Ministro alega falta de insistência, mas ex-conselheira rebate
Procurado, Carlos Lupi disse que outros conselheiros também o alertaram sobre denúncias, mas que era necessário ter “fatos concretos” para abrir investigações. Ele ainda argumentou que Galleti não teria insistido no tema em reuniões posteriores, o que, segundo ele, justificaria a falta de avanço.
A ex-conselheira rebateu:
“Normalmente, quando um conselheiro pede para incluir um assunto, pode não ser naquele momento, mas depois é pautado. Isso não ocorreu, mesmo após insistência interna.“
Para ela, ficou claro que havia resistência em discutir o problema dentro do CNPS, órgão presidido por Lupi e responsável por formular diretrizes e acompanhar a gestão do sistema previdenciário.
Esquema investigado pode ter desviado bilhões
A operação “Sem Desconto“, deflagrada pela Polícia Federal na última semana, investiga um esquema de descontos não autorizados que, segundo estimativas, pode ter desviado mais de R$ 6 bilhões dos aposentados nos últimos anos.
Associações firmavam convênios com o INSS para realizar descontos diretamente nos benefícios, sem consentimento prévio dos segurados, prática que fere a legislação e compromete a renda de milhões de aposentados e pensionistas.
Medidas tardias e consideradas insuficientes
Pressionado pelas denúncias e pela investigação do Tribunal de Contas da União (TCU), Carlos Lupi anunciou, apenas em março de 2024, uma Instrução Normativa (IN) que alterou regras para os convênios que autorizam descontos. Além disso, demitiu o então diretor de Benefícios do INSS, André Fidelis.
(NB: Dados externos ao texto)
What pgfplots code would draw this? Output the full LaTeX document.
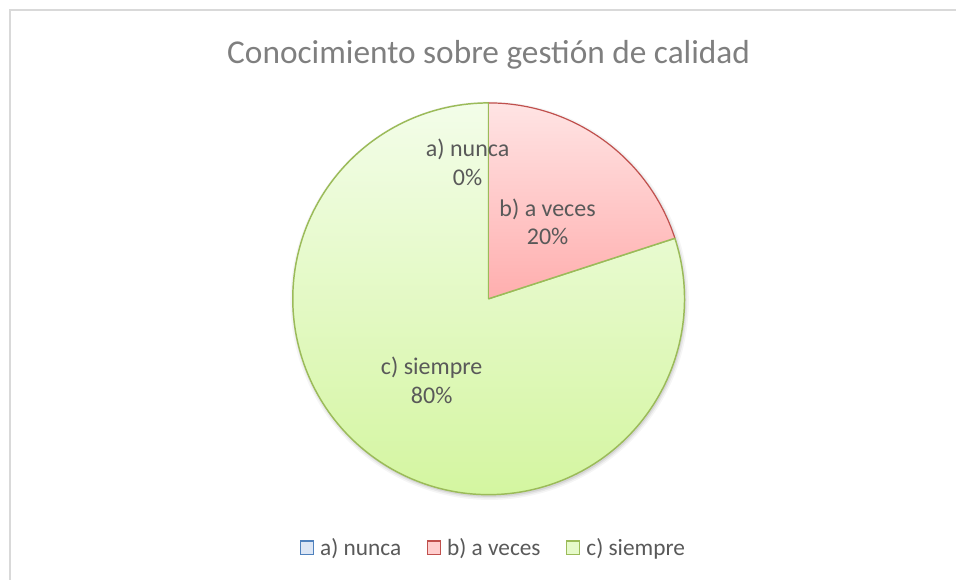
\documentclass[border=0pt]{standalone}
\usepackage{pgfplots}
\pgfplotsset{compat=1.18}
\usepackage{fontspec}
\setmainfont{Carlito}

\definecolor{txt}{HTML}{595959}
\definecolor{ttl}{HTML}{7F7F7F}
\definecolor{redline}{HTML}{C0504D}
\definecolor{greenline}{HTML}{9BBB59}
\definecolor{blueline}{HTML}{4F81BD}
\definecolor{bluefill}{HTML}{DCE6F5}
\definecolor{redtop}{HTML}{FFE4E4}
\definecolor{redbot}{HTML}{FFAEAE}
\definecolor{greentop}{HTML}{F3FDE9}
\definecolor{greenbot}{HTML}{D2F59C}

% shares in percent
\def\va{0}
\def\vb{20}
\def\vc{80}
\pgfmathsetmacro{\aS}{90}
\pgfmathsetmacro{\aE}{90-3.6*\va}
\pgfmathsetmacro{\bE}{\aE-3.6*\vb}
\pgfmathsetmacro{\cE}{\bE-3.6*\vc}

\pgfplotsset{sq/.style={legend image code/.code={\draw[##1] (0pt,-5pt) rectangle (10pt,5pt);}}}

\begin{document}
\begin{tikzpicture}
\begin{axis}[
  x=0.75pt, y=0.75pt,
  xmin=0, xmax=957, ymin=0, ymax=580,
  hide axis, clip=false,
  legend style={at={(axis cs:494,32)}, anchor=center, draw=none, fill=none,
    legend columns=3, font=\fontsize{17.5}{20}\selectfont, text=txt,
    /tikz/every odd column/.append style={column sep=2.5pt},
    /tikz/every even column/.append style={column sep=17pt},
    legend cell align=left},
]
\path (axis cs:0,0) rectangle (axis cs:957,580);
% frame
\draw[color=black!15, line width=1.1pt] (axis cs:10,0) -- (axis cs:10,570) -- (axis cs:957,570);

% soft shadow
\fill[black, opacity=0.04] (axis cs:490,279) circle[radius=149.5pt];
\fill[black, opacity=0.06] (axis cs:490,279) circle[radius=148.3pt];
\fill[black, opacity=0.08] (axis cs:490,279) circle[radius=147.2pt];
\fill[white] (axis cs:489,281) circle[radius=147pt];

% c) siempre
\shade[top color=greentop, bottom color=greenbot]
  (axis cs:489,281) -- ++(\bE:147pt) arc[start angle=\bE, end angle=\cE, radius=147pt] -- cycle;
\draw[greenline, line width=1.1pt, line join=round]
  (axis cs:489,281) -- ++(\bE:147pt) arc[start angle=\bE, end angle=\cE, radius=147pt] -- cycle;
% b) a veces
\shade[top color=redtop, bottom color=redbot]
  (axis cs:489,281) -- ++(\aE:147pt) arc[start angle=\aE, end angle=\bE, radius=147pt] -- cycle;
\draw[redline, line width=0.9pt]
  (axis cs:489,281) ++(\aE:147pt) arc[start angle=\aE, end angle=\bE, radius=147pt];
\draw[greenline, line width=1.1pt] (axis cs:489,281) -- ++(\bE:147pt);
\draw[greenline, line width=1.1pt] (axis cs:489,281) -- ++(\aS:147pt);

% data labels
\node[text=txt, font=\fontsize{18}{21.75}\selectfont, align=center] at (axis cs:468,418) {a) nunca\\\va\%};
\node[text=txt, font=\fontsize{18}{21.75}\selectfont, align=center] at (axis cs:548,358) {b) a veces\\\vb\%};
\node[text=txt, font=\fontsize{18}{21.75}\selectfont, align=center] at (axis cs:432,199) {c) siempre\\\vc\%};

% title
\node[text=ttl, font=\fontsize{25}{28}\selectfont] at (axis cs:489,525) {Conocimiento sobre gestión de calidad};

\addlegendimage{sq, draw=blueline, fill=bluefill, line width=0.9pt}
\addlegendentry{a) nunca}
\addlegendimage{sq, draw=redline, fill=redtop!60!redbot, line width=0.9pt}
\addlegendentry{b) a veces}
\addlegendimage{sq, draw=greenline, fill=greentop!60!greenbot, line width=0.9pt}
\addlegendentry{c) siempre}
\end{axis}
\end{tikzpicture}
\end{document}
Para Tônia Galleti, as ações foram tardias e insuficientes:
“O ministério só se mexeu depois que o TCU começou a apertar.“
Ela também revelou que houve tentativas de as próprias entidades proporem uma autorregulamentação para corrigir os abusos, mas como não houve consenso, a ideia foi vetada pela direção do INSS.
Cresce a pressão política sobre Carlos Lupi
Após o caso ganhar dimensões nacionais e afetar diretamente aposentados — um dos grupos mais relevantes do eleitorado —, a situação de Carlos Lupi no comando da Previdência Social se tornou ainda mais delicada.
Nos bastidores, integrantes do governo avaliam que o ministro pode ser chamado a dar explicações formais tanto no Congresso Nacional quanto em novas auditorias da CGU e do TCU. A oposição articula convocações para esclarecimentos.
A gestão Lula, que enfrenta dificuldades para manter sua base de apoio, teme que o escândalo contamine ainda mais o ambiente político, com reflexos negativos nas eleições municipais de 2024 e no cenário de 2026.